** begin Exercise material **

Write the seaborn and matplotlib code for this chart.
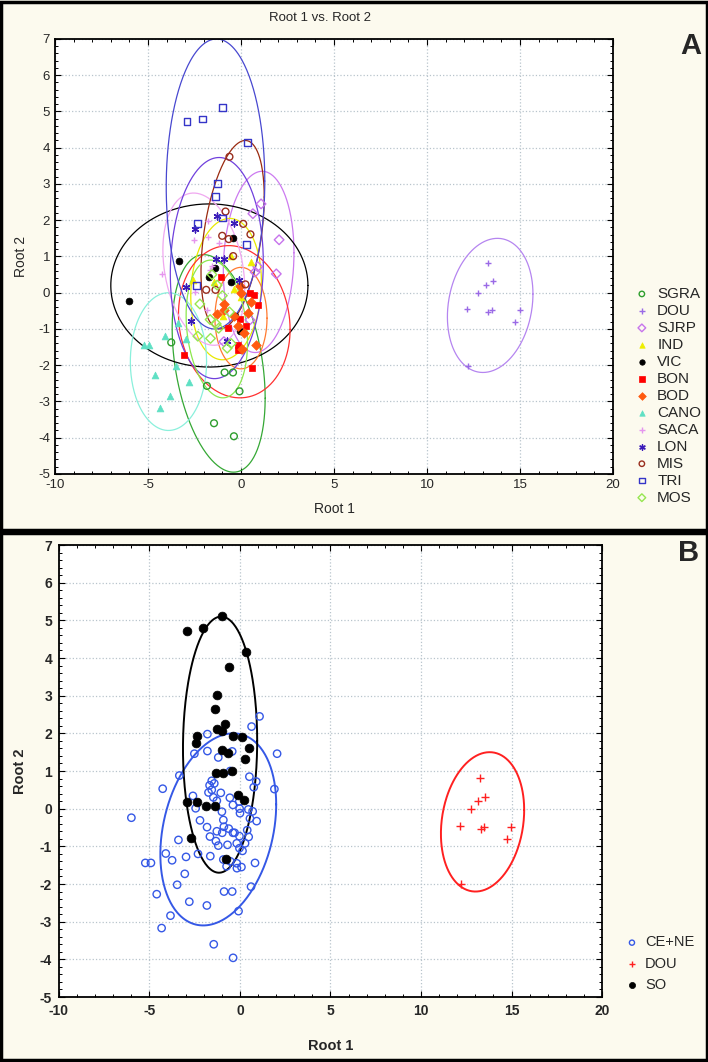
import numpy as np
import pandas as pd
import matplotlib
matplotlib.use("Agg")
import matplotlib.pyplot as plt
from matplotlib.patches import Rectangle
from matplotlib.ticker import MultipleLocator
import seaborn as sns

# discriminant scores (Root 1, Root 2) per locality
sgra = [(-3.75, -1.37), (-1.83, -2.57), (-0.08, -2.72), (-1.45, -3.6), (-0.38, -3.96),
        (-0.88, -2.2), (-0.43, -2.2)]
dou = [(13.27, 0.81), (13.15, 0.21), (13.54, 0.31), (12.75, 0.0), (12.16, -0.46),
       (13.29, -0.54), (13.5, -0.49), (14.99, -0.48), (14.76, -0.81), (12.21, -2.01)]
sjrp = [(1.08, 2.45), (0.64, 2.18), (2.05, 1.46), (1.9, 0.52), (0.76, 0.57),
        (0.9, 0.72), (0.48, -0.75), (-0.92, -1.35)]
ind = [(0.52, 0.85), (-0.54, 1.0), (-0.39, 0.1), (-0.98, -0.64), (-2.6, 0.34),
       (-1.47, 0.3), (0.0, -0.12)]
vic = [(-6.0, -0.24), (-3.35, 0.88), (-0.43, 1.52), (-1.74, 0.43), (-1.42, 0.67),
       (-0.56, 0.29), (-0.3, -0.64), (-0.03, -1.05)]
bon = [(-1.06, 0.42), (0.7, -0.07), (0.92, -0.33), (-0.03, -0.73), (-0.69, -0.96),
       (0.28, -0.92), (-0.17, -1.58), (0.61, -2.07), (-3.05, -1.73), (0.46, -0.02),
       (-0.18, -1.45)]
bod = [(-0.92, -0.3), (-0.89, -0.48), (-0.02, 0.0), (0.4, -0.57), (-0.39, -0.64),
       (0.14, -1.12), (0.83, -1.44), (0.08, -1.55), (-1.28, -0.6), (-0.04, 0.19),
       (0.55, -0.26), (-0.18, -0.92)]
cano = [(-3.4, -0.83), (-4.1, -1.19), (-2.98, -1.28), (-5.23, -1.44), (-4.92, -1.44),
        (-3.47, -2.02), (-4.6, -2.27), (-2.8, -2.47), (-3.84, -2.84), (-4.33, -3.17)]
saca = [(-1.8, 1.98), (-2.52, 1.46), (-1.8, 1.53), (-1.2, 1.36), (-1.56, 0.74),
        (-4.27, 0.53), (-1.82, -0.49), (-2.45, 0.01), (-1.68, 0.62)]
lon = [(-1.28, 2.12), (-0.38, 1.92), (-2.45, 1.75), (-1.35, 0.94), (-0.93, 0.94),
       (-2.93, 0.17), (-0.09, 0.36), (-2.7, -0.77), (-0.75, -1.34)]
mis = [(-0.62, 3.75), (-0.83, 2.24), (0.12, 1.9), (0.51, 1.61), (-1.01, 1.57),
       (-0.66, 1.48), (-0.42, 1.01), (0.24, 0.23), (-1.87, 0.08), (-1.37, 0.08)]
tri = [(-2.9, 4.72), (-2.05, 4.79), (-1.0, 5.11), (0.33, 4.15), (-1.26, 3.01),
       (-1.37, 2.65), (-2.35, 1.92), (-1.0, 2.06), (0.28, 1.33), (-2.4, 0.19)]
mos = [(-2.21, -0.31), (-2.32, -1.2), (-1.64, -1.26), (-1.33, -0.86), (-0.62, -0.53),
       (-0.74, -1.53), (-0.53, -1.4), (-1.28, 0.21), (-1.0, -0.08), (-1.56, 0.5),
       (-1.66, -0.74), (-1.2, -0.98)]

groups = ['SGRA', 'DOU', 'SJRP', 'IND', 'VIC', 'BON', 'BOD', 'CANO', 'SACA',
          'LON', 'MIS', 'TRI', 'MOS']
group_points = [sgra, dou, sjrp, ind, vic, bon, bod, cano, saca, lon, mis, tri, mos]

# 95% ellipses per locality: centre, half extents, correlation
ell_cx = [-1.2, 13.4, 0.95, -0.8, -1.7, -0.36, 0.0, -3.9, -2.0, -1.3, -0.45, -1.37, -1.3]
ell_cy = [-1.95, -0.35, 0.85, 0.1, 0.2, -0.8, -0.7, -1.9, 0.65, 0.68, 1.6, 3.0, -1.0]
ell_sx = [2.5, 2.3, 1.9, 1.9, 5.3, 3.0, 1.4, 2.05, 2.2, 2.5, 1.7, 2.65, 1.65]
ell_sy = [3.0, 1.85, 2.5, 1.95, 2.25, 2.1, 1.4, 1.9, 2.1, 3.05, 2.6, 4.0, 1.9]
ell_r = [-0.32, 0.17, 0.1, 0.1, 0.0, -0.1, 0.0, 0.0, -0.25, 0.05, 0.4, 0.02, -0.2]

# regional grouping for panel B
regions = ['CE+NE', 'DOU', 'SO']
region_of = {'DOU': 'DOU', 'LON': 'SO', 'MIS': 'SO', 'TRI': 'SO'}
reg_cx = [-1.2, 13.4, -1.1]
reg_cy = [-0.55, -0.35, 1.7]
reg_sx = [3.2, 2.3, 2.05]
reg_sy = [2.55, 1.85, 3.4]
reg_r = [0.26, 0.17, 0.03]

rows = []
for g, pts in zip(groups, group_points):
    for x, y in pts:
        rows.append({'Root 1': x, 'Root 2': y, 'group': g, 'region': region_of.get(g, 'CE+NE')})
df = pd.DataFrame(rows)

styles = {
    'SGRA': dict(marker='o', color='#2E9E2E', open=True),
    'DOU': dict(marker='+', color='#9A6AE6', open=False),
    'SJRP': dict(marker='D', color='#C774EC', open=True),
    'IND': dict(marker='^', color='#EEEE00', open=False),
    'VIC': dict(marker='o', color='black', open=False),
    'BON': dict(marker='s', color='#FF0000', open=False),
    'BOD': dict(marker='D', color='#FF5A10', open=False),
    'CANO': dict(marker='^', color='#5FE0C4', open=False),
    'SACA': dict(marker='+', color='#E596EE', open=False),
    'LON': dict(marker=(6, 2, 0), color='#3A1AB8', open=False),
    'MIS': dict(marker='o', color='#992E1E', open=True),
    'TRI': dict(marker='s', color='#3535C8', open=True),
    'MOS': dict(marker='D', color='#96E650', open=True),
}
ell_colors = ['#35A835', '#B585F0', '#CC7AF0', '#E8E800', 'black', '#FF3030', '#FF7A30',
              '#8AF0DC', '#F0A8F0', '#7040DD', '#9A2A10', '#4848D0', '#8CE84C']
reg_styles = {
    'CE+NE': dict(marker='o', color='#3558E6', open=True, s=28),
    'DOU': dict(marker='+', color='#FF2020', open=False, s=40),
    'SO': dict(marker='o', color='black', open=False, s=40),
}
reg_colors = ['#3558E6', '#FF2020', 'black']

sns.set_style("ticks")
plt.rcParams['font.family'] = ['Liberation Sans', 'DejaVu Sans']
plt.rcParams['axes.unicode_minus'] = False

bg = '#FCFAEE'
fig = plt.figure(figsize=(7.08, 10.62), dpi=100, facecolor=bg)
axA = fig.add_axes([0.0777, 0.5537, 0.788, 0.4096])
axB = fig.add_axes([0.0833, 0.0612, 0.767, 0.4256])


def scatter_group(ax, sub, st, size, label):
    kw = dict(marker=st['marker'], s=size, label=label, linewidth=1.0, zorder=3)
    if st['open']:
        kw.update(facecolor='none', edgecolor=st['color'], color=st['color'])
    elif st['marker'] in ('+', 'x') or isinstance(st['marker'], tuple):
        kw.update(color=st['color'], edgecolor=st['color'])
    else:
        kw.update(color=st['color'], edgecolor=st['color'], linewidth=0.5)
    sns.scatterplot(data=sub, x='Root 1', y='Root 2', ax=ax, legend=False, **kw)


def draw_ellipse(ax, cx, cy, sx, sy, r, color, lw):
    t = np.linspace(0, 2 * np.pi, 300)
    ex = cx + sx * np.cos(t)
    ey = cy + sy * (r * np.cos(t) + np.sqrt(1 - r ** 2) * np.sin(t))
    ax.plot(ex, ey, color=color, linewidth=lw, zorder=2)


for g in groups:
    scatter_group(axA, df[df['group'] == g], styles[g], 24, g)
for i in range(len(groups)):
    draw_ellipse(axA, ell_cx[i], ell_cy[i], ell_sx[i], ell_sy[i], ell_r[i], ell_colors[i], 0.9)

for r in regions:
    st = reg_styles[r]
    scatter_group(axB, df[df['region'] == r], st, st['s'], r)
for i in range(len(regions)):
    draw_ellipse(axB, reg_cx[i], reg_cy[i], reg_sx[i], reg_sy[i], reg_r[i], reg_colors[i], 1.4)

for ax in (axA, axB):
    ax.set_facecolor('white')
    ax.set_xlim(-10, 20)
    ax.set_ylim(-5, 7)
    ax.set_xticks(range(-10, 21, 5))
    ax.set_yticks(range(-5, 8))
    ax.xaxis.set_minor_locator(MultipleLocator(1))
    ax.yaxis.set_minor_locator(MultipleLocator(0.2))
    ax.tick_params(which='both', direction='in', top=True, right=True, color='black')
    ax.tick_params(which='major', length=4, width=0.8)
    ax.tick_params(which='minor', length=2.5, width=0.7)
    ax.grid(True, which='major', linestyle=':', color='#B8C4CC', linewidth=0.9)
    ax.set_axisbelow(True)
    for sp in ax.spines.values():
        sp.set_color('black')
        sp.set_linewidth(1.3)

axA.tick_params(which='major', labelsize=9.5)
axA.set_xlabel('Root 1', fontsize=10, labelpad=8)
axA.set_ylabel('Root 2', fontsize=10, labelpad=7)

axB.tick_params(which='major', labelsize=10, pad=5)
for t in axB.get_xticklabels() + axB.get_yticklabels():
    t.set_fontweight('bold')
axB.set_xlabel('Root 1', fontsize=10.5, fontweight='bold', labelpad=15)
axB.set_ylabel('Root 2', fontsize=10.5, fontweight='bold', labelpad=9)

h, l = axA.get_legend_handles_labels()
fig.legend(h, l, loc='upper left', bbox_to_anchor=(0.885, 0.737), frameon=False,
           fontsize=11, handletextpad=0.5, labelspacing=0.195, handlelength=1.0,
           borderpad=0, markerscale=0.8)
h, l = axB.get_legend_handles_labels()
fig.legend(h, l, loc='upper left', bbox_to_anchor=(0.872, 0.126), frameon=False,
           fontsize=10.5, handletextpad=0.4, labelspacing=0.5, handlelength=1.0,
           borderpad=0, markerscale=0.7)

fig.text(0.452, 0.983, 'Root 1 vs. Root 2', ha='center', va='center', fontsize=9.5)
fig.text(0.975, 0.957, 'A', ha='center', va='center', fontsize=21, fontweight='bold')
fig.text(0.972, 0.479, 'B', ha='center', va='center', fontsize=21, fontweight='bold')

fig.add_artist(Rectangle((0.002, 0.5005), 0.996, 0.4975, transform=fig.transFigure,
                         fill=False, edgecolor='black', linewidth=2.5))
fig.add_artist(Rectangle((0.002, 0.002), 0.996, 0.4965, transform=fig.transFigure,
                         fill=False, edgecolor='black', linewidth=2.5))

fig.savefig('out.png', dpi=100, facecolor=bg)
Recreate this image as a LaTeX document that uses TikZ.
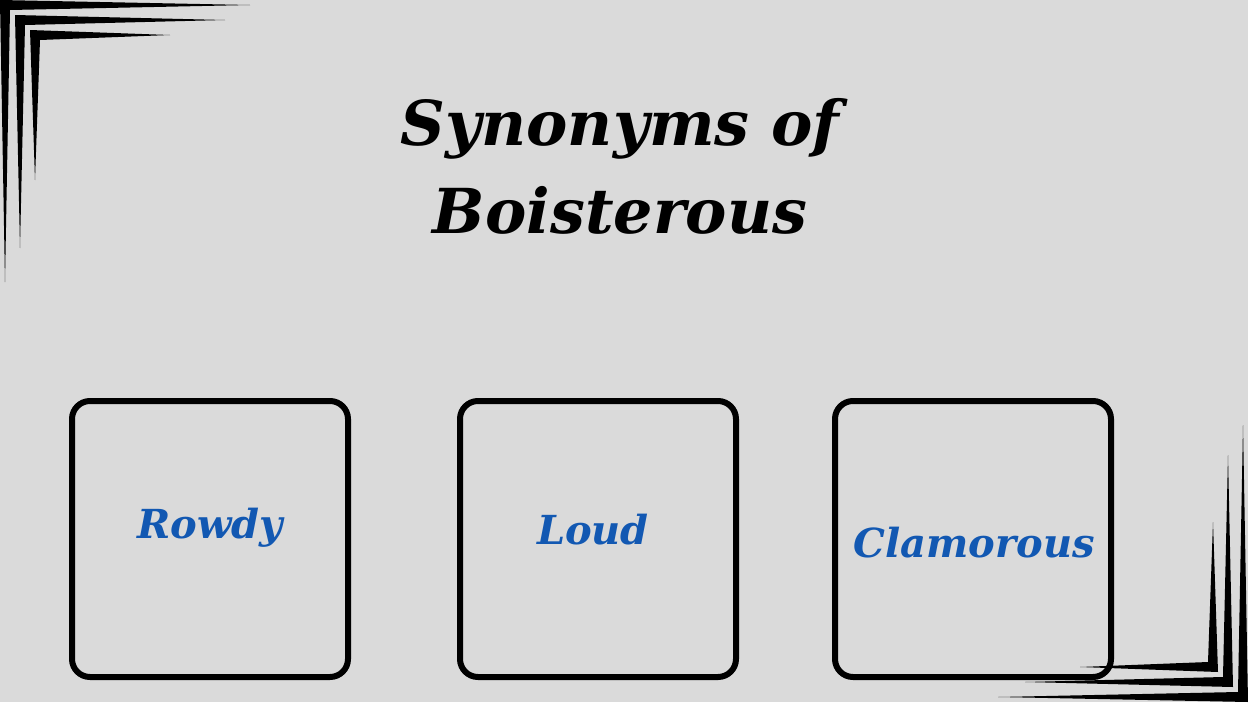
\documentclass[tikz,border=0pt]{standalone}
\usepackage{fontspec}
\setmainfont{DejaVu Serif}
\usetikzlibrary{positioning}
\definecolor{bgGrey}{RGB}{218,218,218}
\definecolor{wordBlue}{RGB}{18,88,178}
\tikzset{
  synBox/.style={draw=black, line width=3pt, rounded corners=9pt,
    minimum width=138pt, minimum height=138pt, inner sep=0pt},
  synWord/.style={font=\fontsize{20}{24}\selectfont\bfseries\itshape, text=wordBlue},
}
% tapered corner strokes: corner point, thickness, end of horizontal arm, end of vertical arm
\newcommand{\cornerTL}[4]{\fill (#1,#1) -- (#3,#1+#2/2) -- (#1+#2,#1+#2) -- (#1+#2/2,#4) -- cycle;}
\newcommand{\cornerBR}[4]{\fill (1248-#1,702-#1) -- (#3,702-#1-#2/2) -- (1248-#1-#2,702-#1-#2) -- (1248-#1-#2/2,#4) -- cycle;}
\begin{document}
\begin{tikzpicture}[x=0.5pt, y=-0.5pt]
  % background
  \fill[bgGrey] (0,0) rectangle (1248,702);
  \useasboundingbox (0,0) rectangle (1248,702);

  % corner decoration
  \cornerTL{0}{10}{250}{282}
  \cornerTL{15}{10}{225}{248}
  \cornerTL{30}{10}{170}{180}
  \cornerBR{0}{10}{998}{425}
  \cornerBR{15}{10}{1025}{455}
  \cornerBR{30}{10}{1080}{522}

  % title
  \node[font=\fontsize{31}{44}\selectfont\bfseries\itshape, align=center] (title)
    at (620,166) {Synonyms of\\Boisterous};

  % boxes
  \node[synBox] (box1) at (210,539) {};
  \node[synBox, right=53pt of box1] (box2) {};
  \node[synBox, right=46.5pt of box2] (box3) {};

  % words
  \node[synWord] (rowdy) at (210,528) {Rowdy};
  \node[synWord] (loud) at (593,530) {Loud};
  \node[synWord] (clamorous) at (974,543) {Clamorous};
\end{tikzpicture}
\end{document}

** end Exercise material **

What is being asked: Show the lines of the records that include the string "this".

Solution:
Write the seaborn and matplotlib code for this chart.
Recreate this image as a LaTeX document that uses TikZ.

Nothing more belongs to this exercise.